All Products
Search
Document Center

Platform For AI:LLM - Special content removal (DLC)

Last Updated:Jun 20, 2026

The LLM - Special Content Removal (DLC) component removes URL links, strips HTML tags, and parses the resulting text. The input OSS data file must be in JSONL format (example), where each line is a valid JSON object, but the entire file is not.

Supported compute resources

DLC

Algorithm

The LLM - Special Content Removal (DLC) component supports the following features:

  • Remove URL links

    Removes characters from the text that match the regular expression r'(https?|http)?:\/\/[\w\.\/\?\=\&\%\-\_]+'.

  • Remove HTML tags and parse HTML text

    Replaces '<li>' and '<ol>' with '\n*', and removes the '</li>' and '</ol>' tags. The component then parses and returns the resulting text.

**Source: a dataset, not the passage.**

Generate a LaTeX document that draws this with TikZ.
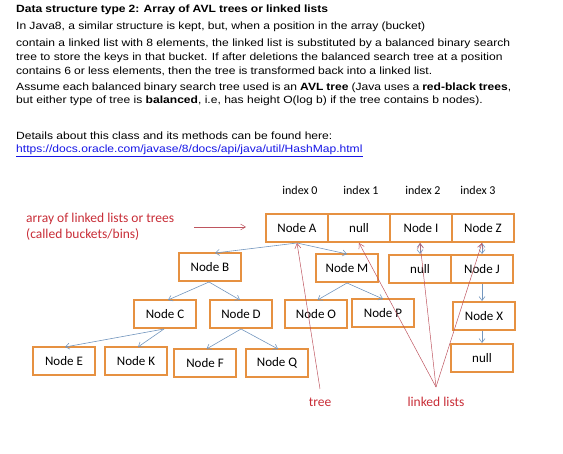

For example, to remove URL links from an article:

Before

Before processing, the current field value is the minified source code of AngularJS v1.3.0-beta.2, where the URL http://angularjs.org is highlighted. A snippet of the field value:

/*
 AngularJS v1.3.0-beta.2
 (c) 2010-2014 Google, Inc. http://angularjs.org
 License: MIT
*/
(function(H,a,A){'use strict';function D(p,g){g=g||
{};a.forEach(g,function(a,c){delete g[c]});for(var c in
p)!p.hasOwnProperty(c)||"$"===c.charAt(0)&&"$"===c.charAt(1)|| // ...

After

The current field value dialog box displays the processed content. It is a snippet of minified JavaScript code from AngularJS v1.3.0-beta.2, including copyright comments ((c) 2010-2014 Google, Inc., License: MIT) and partial function definitions. The URL http://angularjs.org has been removed.

Configure the component

In the Designer workflow, add the LLM - Special Content Removal (DLC) component and configure its parameters in the right-side pane.

Parameter type

Parameter

Required

Description

Default

field settings

target processing field

Yes

The name of the field to process.

None

Remove URL links

No

Whether to remove URL links from the text.

Selected

Remove HTML tags and parse HTML text

No

Whether to remove HTML tags and parse the resulting text.

Not selected

data output OSS directory

No

The OSS directory to store the processed data. If this parameter is left empty, the component uses the default workspace path.

None

execution tuning

number of processes

No

The number of processes to use for the job.

8

Select resource group

public resource group

No

Select the instance specification (CPU or GPU), number of nodes, and Virtual Private Cloud.

None

dedicated resource group

No

Select the number of CPU cores, memory, shared memory, number of GPUs, and number of nodes.

None

maximum runtime

No

The maximum runtime of the component. If this time is exceeded, the system terminates the job.

None